In this case, I happen to know that the stupid fake kayak rapids came from a particular and pernicious corruption of normal government function in which private well-connected persons, just back from vacation in the Rockies, decided Dallas should have a kayak park like one they had seen up there, but, of course, given that it would cost multiple millions, two or four or seven or something like that, they didn’t want to pay for it.
Because power is so diffused in our eccentric form of city government — weak mayor, weak council, weak city manager — City Hall is especially unable to defend itself against the well-wired well-heeled special seeker. Then add to the mix the Corps of Engineers, an agency whose entire budget is dependent on special seekers on a national scale. You have the perfect storm of fecklessness.
Imagine this in the private sector. Somebody comes back from vacation and says, “I think it would be cool to have a kayak park in Dallas, Texas.” Does a private entity go spend $4 million on that basis?
In the private sector, if it turns out the $4 million fake rapids is capable of swallowing Cub Scout troops without burping, does the private sector leave it out there and put up a sign, “Hazard Ahead”?
In the private sector, the staff rushes into a board meeting and says, “Give us $5 million to fix the scouterator right now, or the whole company will be killed.” Turns out that was never true. Do the staff and the board shrug and forget about it, everybody stays in place, and the scouterator just gurgles on forever?

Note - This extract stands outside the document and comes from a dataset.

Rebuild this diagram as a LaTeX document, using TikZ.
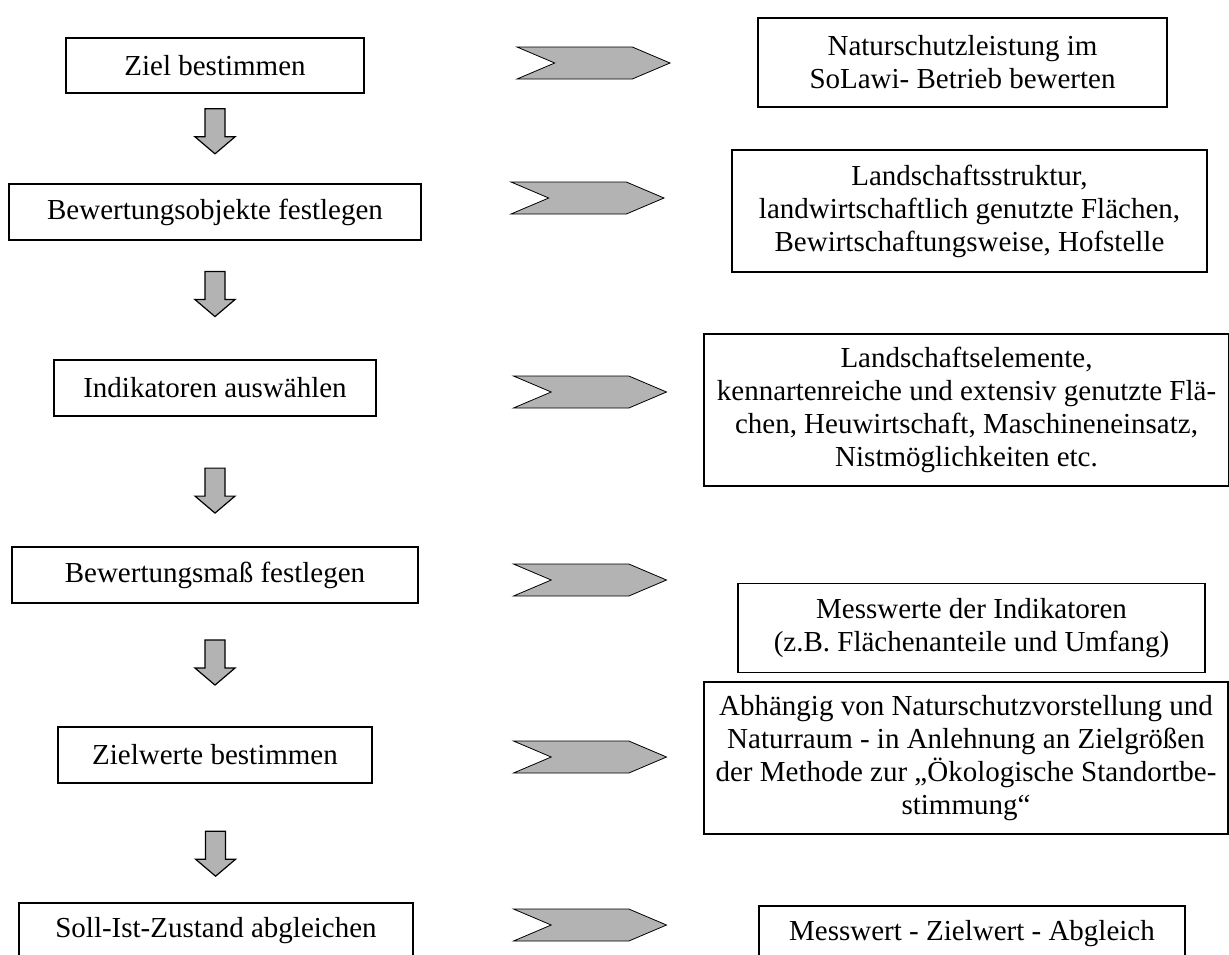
\documentclass[tikz,border=0pt]{standalone}
\usepackage{fontspec}
\setmainfont{Liberation Serif}
\usetikzlibrary{shapes.symbols,calc}
\definecolor{pfeilgrau}{RGB}{179,179,179}
\begin{document}
\begin{tikzpicture}[x=0.5pt, y=-0.5pt,
    B/.style={draw, line width=0.6pt, align=center, inner sep=0pt, font=\fontsize{14.5}{16.5}\selectfont},
    A/.pic={\draw[fill=pfeilgrau, line width=0.6pt] (-10,-22.5) -- (10,-22.5) -- (10,5.5) -- (20,5.5)
        -- (0,22.5) -- (-20,5.5) -- (-10,5.5) -- cycle;},
    C/.style={signal, draw, fill=pfeilgrau, signal from=west, signal to=east, signal pointer angle=46,
        minimum width=76.5pt, minimum height=16pt, inner sep=0pt}
  ]
  \useasboundingbox (0,0) rectangle (1229,954);
  \node [B, minimum width=149pt, minimum height=27.5pt] (ziel) at (215,65.5) {Ziel bestimmen};
  \node [B, minimum width=206pt, minimum height=28pt] (objekte) at (215,212) {Bewertungsobjekte festlegen};
  \node [B, minimum width=161pt, minimum height=28pt] (indikatoren) at (215,388) {Indikatoren auswählen};
  \node [B, minimum width=203pt, minimum height=28pt] (mass) at (215,575) {Bewertungsmaß festlegen};
  \node [B, minimum width=157pt, minimum height=28pt] (zielwerte) at (215,755) {Zielwerte bestimmen};
  \node [B, minimum width=197pt, minimum height=28pt] (abgleich) at (216,931) {Soll-Ist-Zustand abgleichen};

  \node [B, minimum width=204.5pt, minimum height=44.5pt] (rziel) at (962.5,62.5)
      {Naturschutzleistung im\\SoLawi- Betrieb bewerten};
  \node [B, minimum width=237.5pt, minimum height=61pt] (robjekte) at (969.5,211)
      {Landschaftsstruktur,\\landwirtschaftlich genutzte Flächen,\\Bewirtschaftungsweise, Hofstelle};
  \node [B, minimum width=262.5pt, minimum height=76pt] (rindikatoren) at (966.5,410)
      {Landschaftselemente,\\kennartenreiche und extensiv genutzte Flä-\\chen, Heuwirtschaft, Maschineneinsatz,\\Nistmöglichkeiten etc.};
  \node [B, minimum width=233.5pt, minimum height=44.5pt] (rmass) at (971.5,628)
      {Messwerte der Indikatoren\\(z.B. Flächenanteile und Umfang)};
  \node [B, minimum width=262pt, minimum height=76pt] (rzielwerte) at (966,758)
      {Abhängig von Naturschutzvorstellung und\\Naturraum - in Anlehnung an Zielgrößen\\der Methode zur „Ökologische Standortbe-\\stimmung“};
  \node [B, minimum width=213pt, minimum height=28pt] (rabgleich) at (972,934) {Messwert - Zielwert - Abgleich};

  \node [C] (c1) at (593.5,63) {};
  \node [C] (c2) at (587.5,198) {};
  \node [C] (c3) at (590,392) {};
  \node [C] (c4) at (590,580) {};
  \node [C] (c5) at (590,757) {};
  \node [C] (c6) at (590,925) {};

  \pic (a1) at ($(ziel.south)!0.42!(objekte.north)$) {A};
  \pic (a2) at ($(objekte.south)!0.45!(indikatoren.north)$) {A};
  \pic (a3) at ($(indikatoren.south)!0.57!(mass.north)$) {A};
  \pic (a4) at ($(mass.south)!0.48!(zielwerte.north)$) {A};
  \pic (a5) at ($(zielwerte.south)!0.59!(abgleich.north)$) {A};
\end{tikzpicture}
\end{document}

At some point later this summer the stupid underwater fake kayak rapids will emerge from the flood waters drenched in mud and debris. The annual clean-up cost for the whole thing will be something on the order of half a million bucks. Another year will pass. And once again, I will make my peanut-butter-and-jelly sandwich, grab my bug spray, put on my pith helmet and head down to the bottoms. You shall have my report.